Transforming IT from Strategic Liability to Strategic Asset


23 September 2009 Jeanne Ross


CEO presents an extract from IT Savvy – What Top Executives Must Know to Go from Pain to Gain. Peter D Weill and Jeanne W Ross's book provides insight into how to use IT to your advantage.


In 2002, when Ron Williams became president of US healthcare services giant Aetna, the company had just reported an annual loss of $280m and was on the brink of failure. In 2007, just five years later, Aetna posted net income of $1.8bn and was named by Fortune magazine as the US's most admired company in healthcare. To what does Williams, now CEO and chairman, attribute the company's turnaround? An intense focus on customers and employees, a companywide embrace of 'back to basics' values, and the development and use of a dynamic information technology (IT) platform.

Executive management information system

Williams joined Aetna in 2000 as head of business operations. Early on, he initiated a project to develop an executive management information system (EMIS). Implemented within five months, Aetna's early EMIS provided point-and-click access and drill-down capability on the income statements of both the enterprise and its divisions. Williams used the available data as the basis for executive decisions. In addition, he and then-CEO John Rowe made clear that they expected business executives to use data to drive better business performance. Firmwide delivery of transparent and consistent performance data gave them an opportunity, as Williams described it, to 'train the company in how to think about problems. It gives you the context for making choices'.

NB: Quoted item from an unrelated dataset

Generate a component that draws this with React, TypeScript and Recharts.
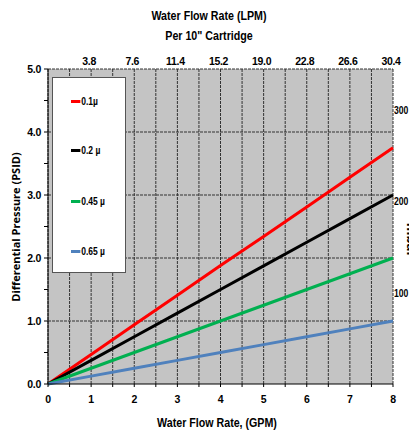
import React from "react";
import {
  LineChart,
  Line,
  XAxis,
  YAxis,
  CartesianGrid,
  ReferenceLine,
  Legend,
} from "recharts";

const gpm = [0, 1, 2, 3, 4, 5, 6, 7, 8];
const s01 = [0, 0.47, 0.94, 1.41, 1.88, 2.34, 2.81, 3.28, 3.75];
const s02 = [0, 0.375, 0.75, 1.125, 1.5, 1.875, 2.25, 2.625, 3.0];
const s045 = [0, 0.25, 0.5, 0.75, 1.0, 1.25, 1.5, 1.75, 2.0];
const s065 = [0, 0.125, 0.25, 0.375, 0.5, 0.625, 0.75, 0.875, 1.0];

const seriesNames = ["0.1µ", "0.2 µ", "0.45 µ", "0.65 µ"];
const seriesColors = ["#ff0000", "#000000", "#00b050", "#4f81bd"];

const xTicks = [0, 0.5, 1, 1.5, 2, 2.5, 3, 3.5, 4, 4.5, 5, 5.5, 6, 6.5, 7, 7.5, 8];
const yTicks = [0, 0.5, 1, 1.5, 2, 2.5, 3, 3.5, 4, 4.5, 5];
const hGrid = [1, 2, 3, 4, 5];
const topTicks = [1, 2, 3, 4, 5, 6, 7, 8];
const lpmLabels = ["3.8", "7.6", "11.4", "15.2", "19.0", "22.8", "26.6", "30.4"];
const mbarTicks = [100, 200, 300];
const mbarMax = 344.7;

const data = gpm.map((g, i) => ({
  gpm: g,
  a: s01[i],
  b: s02[i],
  c: s045[i],
  d: s065[i],
}));

const NARROW = "'Liberation Sans', Arial, sans-serif";
const FONT = "'Liberation Sans', Arial, sans-serif";
const FONT2 = "'Open Sans', sans-serif";

const tickStyle = {
  fill: "#000",
  fontSize: 10.5,
  fontWeight: "bold",
  fontFamily: FONT,
  letterSpacing: -0.3,
};

const RightTick = (props: any) => {
  const { x, y, payload } = props;
  return (
    <text
      x={0}
      y={0}
      transform={`translate(${x}, ${y + 4}) scale(0.82, 1)`}
      fill="#000"
      fontSize={10.5}
      fontWeight="bold"
      fontFamily={FONT}
      textAnchor="start"
    >
      {payload.value}
    </text>
  );
};

const LegendBox = () => (
  <div
    style={{
      position: "absolute",
      left: 52,
      top: 77,
      width: 74,
      height: 196,
      background: "#ffffff",
      border: "1px solid #555",
      boxSizing: "border-box",
    }}
  >
    {seriesNames.map((n, i) => (
      <div
        key={n}
        style={{
          position: "absolute",
          left: 18,
          top: [18, 67, 118, 168][i],
          display: "flex",
          alignItems: "center",
          fontFamily: FONT,
          fontWeight: "bold",
          fontSize: 10,
          color: "#000",
          whiteSpace: "nowrap",
          transform: "scaleX(0.85)",
          transformOrigin: "left center",
        }}
      >
        <span
          style={{
            display: "inline-block",
            width: 11,
            height: 3,
            background: seriesColors[i],
            marginRight: 1,
          }}
        />
        {n}
      </div>
    ))}
  </div>
);

const narrowText = (
  text: string,
  cx: number,
  cy: number,
  size: number,
  scale: number,
  rotate = 0,
  family = NARROW
) => (
  <div
    style={{
      position: "absolute",
      left: cx,
      top: cy,
      transform: `translate(-50%, -50%) rotate(${rotate}deg) scaleX(${scale})`,
      fontFamily: family,
      fontWeight: "bold",
      fontSize: size,
      whiteSpace: "nowrap",
      color: "#000",
      lineHeight: 1,
    }}
  >
    {text}
  </div>
);

export default function App() {
  return (
    <div
      style={{
        position: "absolute",
        left: 0,
        top: 0,
        width: 409,
        height: 431,
        overflow: "hidden",
        background: "#fff",
      }}
    >
      <div style={{ position: "absolute", left: 0, top: 0 }}>
        <LineChart
          width={440}
          height={431}
          data={data}
          margin={{ top: 49, right: 17, bottom: 0, left: 8 }}
        >
          <CartesianGrid
            horizontal={false}
            vertical={true}
            fill="#c4c4c4"
            stroke="#333"
            strokeDasharray="3 1"
            xAxisId="bottom"
            yAxisId="left"
          />
          {hGrid.map((v) => (
            <ReferenceLine
              key={v}
              y={v}
              yAxisId="left"
              xAxisId="bottom"
              stroke="#333"
              strokeDasharray="3 1"
              ifOverflow="visible"
            />
          ))}
          <XAxis
            xAxisId="bottom"
            dataKey="gpm"
            type="number"
            domain={[0, 8]}
            ticks={xTicks}
            interval={0}
            height={47}
            tickSize={3}
            tickMargin={9}
            axisLine={{ stroke: "#000", strokeWidth: 1 }}
            tickLine={{ stroke: "#000" }}
            tick={tickStyle}
            tickFormatter={(v: number) => (Number.isInteger(v) ? String(v) : "")}
          />
          <XAxis
            xAxisId="top"
            orientation="top"
            type="number"
            domain={[0, 8]}
            ticks={topTicks}
            interval={0}
            height={20}
            axisLine={false}
            tickLine={false}
            tickSize={0}
            tickMargin={4}
            tick={{ ...tickStyle, dx: -2 }}
            tickFormatter={(v: number) => lpmLabels[topTicks.indexOf(v)] ?? ""}
          />
          <YAxis
            yAxisId="left"
            type="number"
            domain={[0, 5]}
            ticks={yTicks}
            interval={0}
            width={40}
            tickSize={4}
            tickMargin={3}
            axisLine={{ stroke: "#000", strokeWidth: 1 }}
            tickLine={{ stroke: "#000" }}
            tick={tickStyle}
            tickFormatter={(v: number) => (Number.isInteger(v) ? v.toFixed(1) : "")}
          />
          <YAxis
            yAxisId="right"
            orientation="right"
            type="number"
            domain={[0, mbarMax]}
            ticks={mbarTicks}
            interval={0}
            width={30}
            axisLine={false}
            tickLine={false}
            tickSize={0}
            tickMargin={1}
            tick={<RightTick />}
          />
          <Line yAxisId="right" xAxisId="bottom" dataKey="a" stroke="none" strokeWidth={0} dot={false} activeDot={false} legendType="none" isAnimationActive={false} />
          <Line yAxisId="left" xAxisId="bottom" dataKey="a" name={seriesNames[0]} stroke={seriesColors[0]} strokeWidth={3} dot={false} isAnimationActive={false} />
          <Line yAxisId="left" xAxisId="bottom" dataKey="b" name={seriesNames[1]} stroke={seriesColors[1]} strokeWidth={3} dot={false} isAnimationActive={false} />
          <Line yAxisId="left" xAxisId="bottom" dataKey="c" name={seriesNames[2]} stroke={seriesColors[2]} strokeWidth={3} dot={false} isAnimationActive={false} />
          <Line yAxisId="left" xAxisId="bottom" dataKey="d" name={seriesNames[3]} stroke={seriesColors[3]} strokeWidth={3} dot={false} isAnimationActive={false} />
          <Legend content={() => <LegendBox />} wrapperStyle={{ position: "absolute", left: 0, top: 0, width: 0, height: 0 }} />
        </LineChart>
      </div>
      {narrowText("Water Flow Rate (LPM)", 209, 15, 13, 0.82)}
      {narrowText('Per 10" Cartridge', 209, 35, 13, 0.82)}
      {narrowText("Water Flow Rate, (GPM)", 217, 422, 13, 0.82)}
      {narrowText("Differential Pressure (PSID)", 15, 227, 11, 1, -90, FONT2)}
      {narrowText("mbar", 411, 240, 13, 1, 90, FONT2)}
    </div>
  );
}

Armed with useful data, Aetna's senior managers started making what one observer called 'surgical decisions' on prices in their proposals to institutional customers. Turning attention to profitability rather than revenues, Aetna deliberately set prices that led to a decrease in memberships for a couple of years. Over time, the EMIS helped management better define and address the company's market segments. Soon, both revenues and profits were growing. In 2007, Aetna reported revenues of $27.6bn, a 35% increase over three years.

"IT-savvy firms use the data generated from its core transactions to empower decision makers."

The EMIS was just the first step in using IT to make Aetna's people smarter and more productive. Subsequent enhancements have provided systems enabling the firm to refocus business processes on the needs of customers. For example, Aetna started providing customers online access to medical advice and information about their accounts and history. These efforts have transformed Aetna into a highly respected and profitable healthcare company.

Aetna is unusual. Many leaders the company spoke to were frustrated because they don't see significant benefits from IT despite millions of dollars of investment. They struggle to meet basic requirements for doing business in a global economy. Often, they can't:

  • respond to new customer opportunities in a timely manner
  • present a single face to global customers
  • reproduce business successes in a new market
  • integrate new acquisitions quickly
  • ensure that local decision makers simultaneously do what's best for customers and the firm.

In short, they can't operate how they want to. And frankly, if IT isn't helping you operate how you want, and need, to operate, you are wasting money. There is no chance that your IT investments will lead to strategic benefits.

Aetna is IT savvy. The company consistently uses IT to inform management decisions and enhance products and services. Being IT savvy makes IT a strategic asset. In a global, digital economy, if IT is not a strategic asset, it's a strategic liability. Ask yourself: in the 21st century, can you afford to have a liability like that?

What is IT savvy? (And how do we get some?)

'IT savvy' is a characteristic of firms and their managers reflected in the ability to use IT to consistently elevate firm performance. Like savoir faire, it looks effortless from the outside. But IT-savvy firms distinguish themselves from others by building and using a platform of digitised processes.

A digitised platform is an integrated set of electronic business processes and the technologies, applications and data supporting those processes. Not all business processes are digitised, many require human intervention. And not all digitised processes are part of a platform – the platform integrates a set of related processes and transactions.

"In a global, digital economy, if
IT is not a strategic
asset, it's a strategic liability."

At some firms, the digitised platform is anchored in a major piece of purchased software such as an enterprise resource planning system or a customer relationship management system. At other firms, the IT unit has built an enterprise data and technology platform for operation decisions. People provide input to a digitised platform and use the output, but people are not part of the platform itself. The purpose of a digitised process platform is to disengage people from processes that are better performed by machines. The platform 'wires' reliable, predictable, low-cost core business transactions into the firm.

At Aetna, the digitised process platform encompasses the daily servicing of customer needs, ranging from opening an account to settling a claim. Aetna has built a solid technology base and layered it with reliable, predictable business processes for daily transactions. The reliability and predictability of daily transactions is only the beginning, however.

Aetna, like all IT-savvy firms, uses the data generated from its core transactions to empower decision makers. IT-savvy firms make a habit of executing disciplined core processes and then applying the resulting data from those processes to both operational and strategic decision-making tasks.